William Ault was born to a British shoemaker Jabez Ault in 1778. His parents raised him as a godly young man. Before the age of 7, William had already completed reading the Bible 6 times. Ault ran a Sunday School in his neighborhood. Later, in 1808, he became a Methodist Preacher in England and thus began to serve the Lord. In a particular week, he would minister at more than 25 places, preaching Christ. When William heard that Srilanka has never heard of Christ and doesn’t have a Christian preacher, he felt led by the Holy Spirit to go to Srilanka.
He sought permission from the Missionary Society to be sent to Srilanka. They responded that permission was granted only to missionaries who were married. William married Sarah whom he knew was the Lord’s choice for him. Both were committed to serving the Lord in Srilanka. They journeyed to Srilanka on the 5th day of their marriage as planned by the Missionary Society.

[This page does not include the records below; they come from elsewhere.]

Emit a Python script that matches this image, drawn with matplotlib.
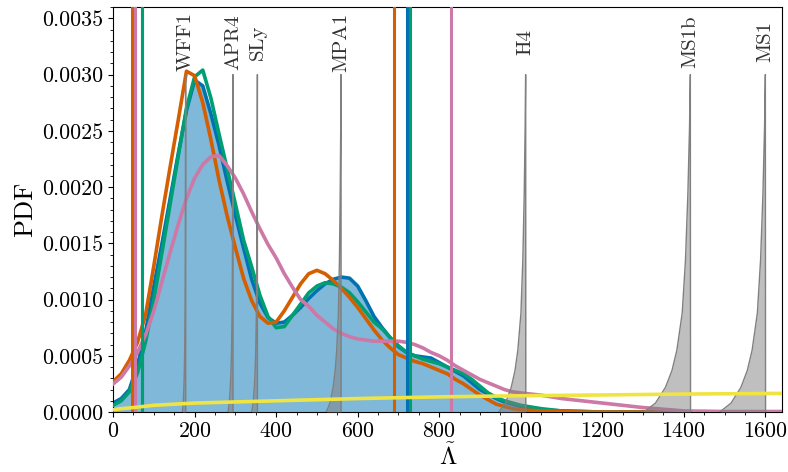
import numpy as np
import matplotlib
matplotlib.use('Agg')
import matplotlib.pyplot as plt
from matplotlib.ticker import MultipleLocator, FormatStrFormatter

plt.rcParams['font.family'] = 'serif'
plt.rcParams['font.serif'] = ['cmr10', 'DejaVu Serif']
plt.rcParams['mathtext.fontset'] = 'cm'
plt.rcParams['axes.formatter.use_mathtext'] = True

# grid of Lambda-tilde values the curves were read at
lam = [0, 20, 40, 60, 80, 100, 120, 140, 160, 180, 200, 220, 240, 260, 280, 300,
       320, 340, 360, 380, 400, 420, 440, 460, 480, 500, 520, 540, 560, 580, 600,
       620, 640, 660, 680, 700, 720, 740, 760, 780, 800, 820, 840, 860, 880, 900,
       920, 940, 960, 980, 1000, 1050, 1100, 1150, 1200, 1300, 1400, 1500, 1642]

pdf_blue = [0.00008, 0.00012, 0.0002, 0.00042, 0.00072, 0.00112, 0.0015, 0.0019, 0.0023, 0.00268,
            0.00295, 0.0029, 0.00265, 0.00237, 0.00205, 0.00175, 0.00146, 0.00118, 0.00097, 0.00084,
            0.00079, 0.0008, 0.00086, 0.00093, 0.00101, 0.00108, 0.00114, 0.00118, 0.0012, 0.00119,
            0.00112, 0.00099, 0.00085, 0.00075, 0.00066, 0.00058, 0.00053, 0.0005, 0.00049, 0.00048,
            0.00044, 0.0004, 0.00036, 0.00032, 0.00026, 0.0002, 0.00016, 0.00012, 0.00009, 0.00007,
            0.00005, 0.00002, 0.00001, 0.000005, 0.0, 0.0, 0.0, 0.0, 0.0]

pdf_green = [0.00006, 0.0001, 0.00018, 0.00035, 0.00063, 0.001, 0.00142, 0.00185, 0.00228, 0.0027,
             0.00298, 0.00304, 0.00279, 0.00247, 0.00216, 0.00185, 0.00153, 0.00129, 0.00104, 0.00085,
             0.00075, 0.00076, 0.00086, 0.00096, 0.00106, 0.00112, 0.00115, 0.00114, 0.00111, 0.00106,
             0.00098, 0.00089, 0.0008, 0.00074, 0.00066, 0.00059, 0.00053, 0.0005, 0.00047, 0.00045,
             0.00043, 0.0004, 0.00037, 0.00034, 0.00029, 0.00023, 0.00017, 0.00013, 0.0001, 0.00008,
             0.00006, 0.00003, 0.00001, 0.000005, 0.0, 0.0, 0.0, 0.0, 0.0]

pdf_orange = [0.00027, 0.00034, 0.00046, 0.00062, 0.00087, 0.0013, 0.00175, 0.00218, 0.0026, 0.00303,
              0.00299, 0.00275, 0.00242, 0.00206, 0.00174, 0.00146, 0.00119, 0.00099, 0.00085, 0.00079,
              0.0008, 0.0009, 0.00102, 0.00114, 0.00123, 0.00126, 0.00123, 0.00117, 0.0011, 0.00102,
              0.00093, 0.00083, 0.00073, 0.00064, 0.00057, 0.00051, 0.00048, 0.00045, 0.00043, 0.0004,
              0.00037, 0.00034, 0.00029, 0.00025, 0.0002, 0.00015, 0.00011, 0.00007, 0.00005, 0.00003,
              0.00002, 0.00001, 0.000005, 0.0, 0.0, 0.0, 0.0, 0.0, 0.0]

pdf_pink = [0.00025, 0.00031, 0.00041, 0.00053, 0.00069, 0.0009, 0.00116, 0.00142, 0.00167, 0.0019,
            0.00208, 0.0022, 0.00227, 0.00228, 0.00219, 0.00208, 0.00194, 0.00178, 0.00163, 0.00149,
            0.00137, 0.00123, 0.00111, 0.001, 0.00094, 0.00086, 0.0008, 0.00074, 0.0007, 0.00067,
            0.00065, 0.00064, 0.00063, 0.00063, 0.00063, 0.00063, 0.00062, 0.0006, 0.00057, 0.00053,
            0.0005, 0.00046, 0.00041, 0.00037, 0.00033, 0.00029, 0.00026, 0.00023, 0.0002, 0.00018,
            0.00017, 0.00015, 0.00012, 0.0001, 0.00008, 0.00004, 0.00001, 0.000005, 0.000005]

# prior (yellow)
lam_prior = [0, 20, 50, 100, 200, 300, 400, 600, 800, 1000, 1200, 1400, 1642]
pdf_prior = [0.00002, 0.00003, 0.00004, 0.00006, 0.00008, 0.00009, 0.0001, 0.00012,
             0.000135, 0.000145, 0.000152, 0.00016, 0.000166]

# 90% bounds
bounds_blue = [70, 720]
bounds_green = [72, 728]
bounds_orange = [47, 690]
bounds_pink = [53, 829]

# EOS predictions
eos_names = ['WFF1', 'APR4', 'SLy', 'MPA1', 'H4', 'MS1b', 'MS1']
eos_peak = [178, 294, 354, 559, 1012, 1416, 1600]
eos_width = [8, 12, 14, 36, 66, 114, 112]
# common shape of an EOS peak: offset in units of width, pdf value
eos_shape_off = [-1.0, -0.75, -0.535, -0.395, -0.29, -0.175, -0.105, -0.053, -0.018, 0.0, 0.004]
eos_shape_pdf = [0.0, 0.00008, 0.00022, 0.00037, 0.00055, 0.00088, 0.00135, 0.00194, 0.00253, 0.003, 0.0]

c_blue = '#0072B2'
c_orange = '#D55E00'
c_green = '#009E73'
c_pink = '#CC79A7'
c_yellow = '#F0E442'

fig, ax = plt.subplots(figsize=(7.88, 4.72), dpi=100)
fig.subplots_adjust(left=0.1435, right=0.993, top=0.985, bottom=0.127)

ax.fill_between(lam, pdf_blue, color=c_blue, alpha=0.5, lw=0, zorder=1)
ax.plot(lam, pdf_blue, color=c_blue, lw=2.6, zorder=2)
ax.plot(lam, pdf_green, color=c_green, lw=2.6, zorder=3)
ax.plot(lam, pdf_orange, color=c_orange, lw=2.6, zorder=4)
ax.plot(lam, pdf_pink, color=c_pink, lw=2.6, zorder=5)

for b, c, z in [(bounds_blue, c_blue, 6), (bounds_green, c_green, 7),
                (bounds_orange, c_orange, 8), (bounds_pink, c_pink, 9)]:
    for v in b:
        ax.axvline(v, color=c, lw=2.2, zorder=z)

shape_off = np.array(eos_shape_off)
for name, pk, w in zip(eos_names, eos_peak, eos_width):
    xs = pk + w * shape_off
    ax.fill_between(xs, eos_shape_pdf, color='gray', alpha=0.5, lw=0, zorder=10)
    ax.plot(xs, eos_shape_pdf, color='gray', lw=1.0, zorder=10)
    ax.text(pk, 0.00329, name, rotation=90, ha='center', va='center',
            fontsize=15, color='#333333')

ax.plot(lam_prior, pdf_prior, color=c_yellow, lw=2.6, zorder=11)

ax.set_xlim(0, 1642)
ax.set_ylim(0, 0.0036)
ax.xaxis.set_major_locator(MultipleLocator(200))
ax.xaxis.set_minor_locator(MultipleLocator(50))
ax.yaxis.set_major_locator(MultipleLocator(0.0005))
ax.yaxis.set_minor_locator(MultipleLocator(0.0001))
ax.yaxis.set_major_formatter(FormatStrFormatter('%.4f'))
ax.tick_params(labelsize=15.8)
ax.set_xlabel(r'$\tilde{\Lambda}$', fontsize=18, labelpad=1)
ax.set_ylabel('PDF', fontsize=19)

plt.savefig('out.png', dpi=100)
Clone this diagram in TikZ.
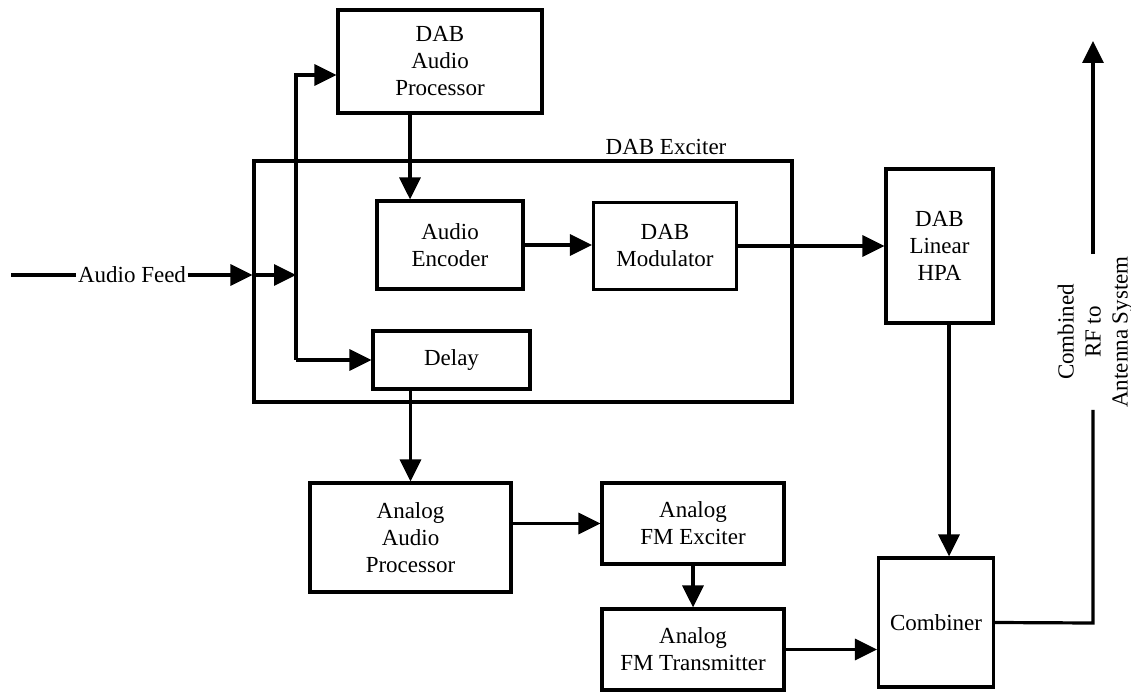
\documentclass[tikz,border=0pt]{standalone}
\usepackage{fontspec}
\setmainfont{Liberation Serif}
\usetikzlibrary{arrows.meta}
\begin{document}
\begin{tikzpicture}[x=1pt,y=-1pt,
  every node/.style={font=\fontsize{23}{27}\selectfont},
  blk/.style={draw, line width=3.2pt, align=center, inner sep=0pt},
  wire/.style={line width=3.2pt},
  arr/.style={wire, -{Triangle[length=22pt,width=21pt]}},
  lbl/.style={inner sep=1.5pt, align=center}]
\useasboundingbox (0,0) rectangle (1131,692);

% exciter frame and its title
\node[blk, minimum width=538pt, minimum height=241pt] (exc) at (523,281.5) {};
\node[lbl] (exctitle) at (666,147) {DAB Exciter};

% processing blocks
\node[blk, minimum width=204pt, minimum height=103pt] (dap)   at (440,61.5)  {DAB\\Audio\\Processor};
\node[blk, minimum width=146pt, minimum height=88pt]  (enc)   at (450,245)   {Audio\\Encoder};
\node[blk, minimum width=143pt, minimum height=87pt]  (mod)   at (665,246)   {DAB\\Modulator};
\node[blk, minimum width=107pt, minimum height=154pt] (hpa)   at (939.5,246) {DAB\\Linear\\HPA};
\node[blk, minimum width=157pt, minimum height=58pt]  (delay) at (451.5,360) {Delay};
\node[blk, minimum width=201pt, minimum height=109pt] (aap)   at (410.5,537.5) {Analog\\Audio\\Processor};
\node[blk, minimum width=182pt, minimum height=81pt]  (fmx)   at (693,523.5) {Analog\\FM Exciter};
\node[blk, minimum width=182pt, minimum height=81pt]  (fmt)   at (693,649.5) {Analog\\FM Transmitter};
\node[blk, minimum width=115pt, minimum height=129pt] (comb)  at (936,622.5) {Combiner};

% audio input
\coordinate (src) at (11,275);
\node[lbl] (feed) at (132,275) {Audio Feed};
\coordinate (split) at (296,275);
\coordinate (upper) at (296,75);
\coordinate (lower) at (296,360);
\draw[wire] (src) -- (feed.west);
\draw[arr] (feed.east) -- (exc.west |- feed);
\draw[arr] (exc.west |- feed) -- (split);
\draw[arr] (lower) -- (upper) -- (dap.west |- upper);
\draw[arr] (lower) -- (delay.west);

% DAB path
\draw[arr] ([xshift=-30pt]dap.south) -- ([xshift=-30pt]dap.south |- enc.north);
\draw[arr] (enc.east) -- (enc.east -| mod.west);
\draw[arr] (mod.east) -- (hpa.west);
\draw[arr] ([xshift=9.5pt]hpa.south) -- ([xshift=9.5pt]hpa.south |- comb.north);

% analog FM path
\draw[arr] (aap.north |- delay.south) -- (aap.north);
\draw[arr] (aap.east |- fmx.west) -- (fmx.west);
\draw[arr] (fmx.south) -- (fmt.north);
\draw[arr] (fmt.east) -- (fmt.east -| comb.west);

% combined output to antenna
\node[lbl, rotate=90, inner sep=2pt] (out) at (1095,332) {Combined\\RF to\\Antenna System};
\coordinate (turn) at (1093,623);
\coordinate (ant) at (1093,41);
\draw[wire] (comb.east) -- (turn) -- (turn |- out.west);
\draw[arr] (turn |- out.east) -- (ant);
\end{tikzpicture}
\end{document}
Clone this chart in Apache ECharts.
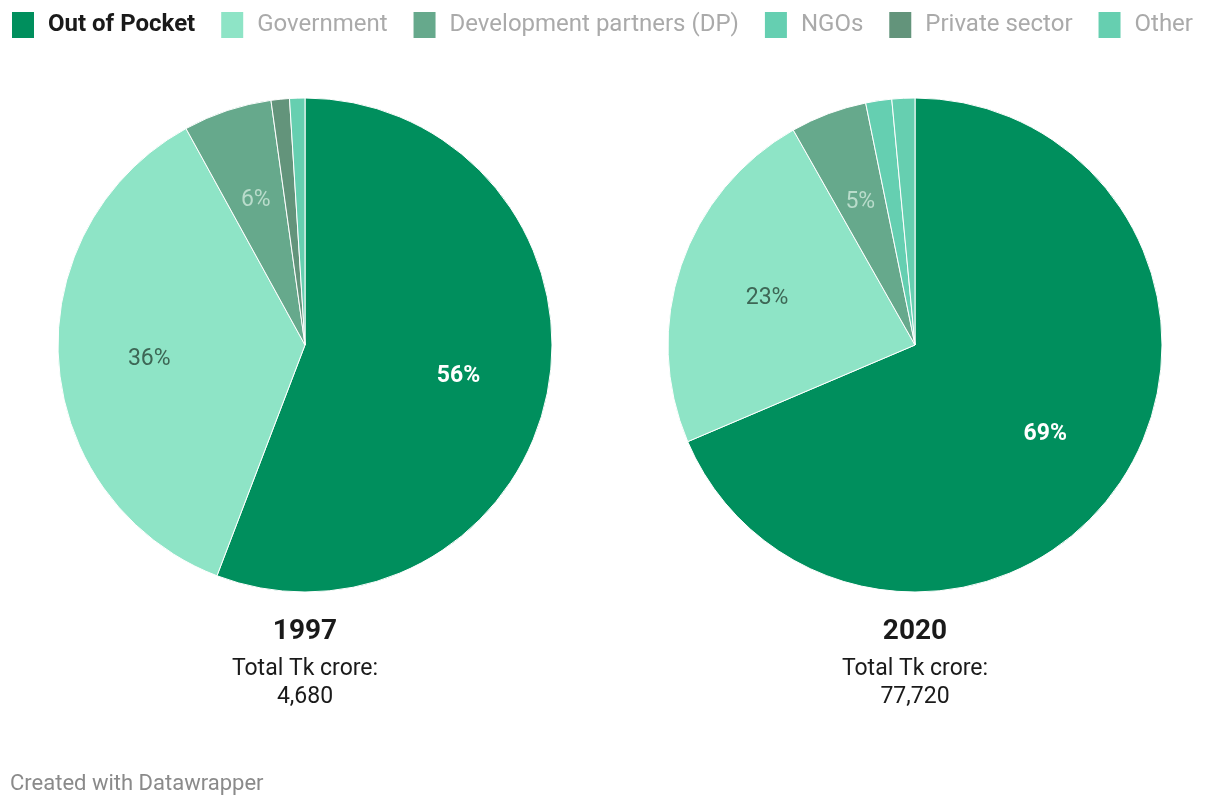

On 31st December 1813, the mission crew traveled together by a steamer. On the third day of their journey, the ship was severely tossed by a storm. Some of the passengers were injured due to the ship being tossed by the heavy winds. Even his wife Sarah was greatly weakened by the turmoil. Neither was immediate medical help available to her nor could they return to England. She endured the suffering for 5 weeks at the end of which she entreated her husband to sing a devotional and pray for her. As they both were singing, Sarah’s life departed. The captain of the ship suggested to William to bury his wife at the nearest land which William refused. He requested that she be let down in the sea as he did not want to return to England at any cost. He firmly believed that he would not go back on the path laid down before him. He continued on his journey and after 6 months, he reached the city of Batticaloa where he began his missionary service.
In two months’ time, he learnt sufficient Tamil to be able to minister to the people in Tamil during the Sunday Service. The inhabitants at Batticaloa weren’t as civilized or cultured as we see them today. They were, in fact, backward and uneducated. Most of them were farmers and cultivated vegetables. The simple people were patiently waiting for their vegetable harvest just as William Ault was waiting for the heavenly seed to take root in them and produce a harvest. From his humble shanty, the beautiful stars seemed to smile and twinkle at him. But it was infested with mosquitoes. Bread and butter were scarce and milk was unheard of. Not one day did William regret the lack of supply. In his letter to his mother, he wrote that he was happy for whatever was available within his reach and was thankful to the Lord for those.
Back in England, he was a wealthy man but here, he was walking the lanes of Batticaloa doing missionary service. To reach the villages, he often had to use boats. He spotted young men who were found in groups and helped them receive an education. He started a school in which there were just 5 students initially. In 8 months, there were eight schools in eight villages. He even opened a College to help them learn English. The greatest secret of his success was his close relationship with the Lord. He slept as little as 3 hours a day and often spent the remaining 21 hours in communion with the Father and doing His great service. The scarce 3 hours weren’t restful. He was bitten by mosquitoes and poisonous insects which often weakened him. On the 1st of April 1815, he asked his dear friend to read the 3rd chapter of Jeremiah. His life departed as the friend was reading to him and William was just 37 years old. He served for less than eight months but has left an indelible history of mission service at Batticaloa. The students who graduated from the school hold high status in society and are honorable men. The school produced many leaders. His mission service produced much impact in the neighborhood of Batticaloa.
Let us ponder and think whom we live for. There were many reasons for William Ault to back out of service to the Lord. But he chose to serve the Lord at any cost. Today our lives are in the hands of the Lord. Even if it is a day, let us live a life exalting the Lord. Let us surrender our talents, gifts, time and strength to the Lord as we submit ourselves to bring glory to the Lord.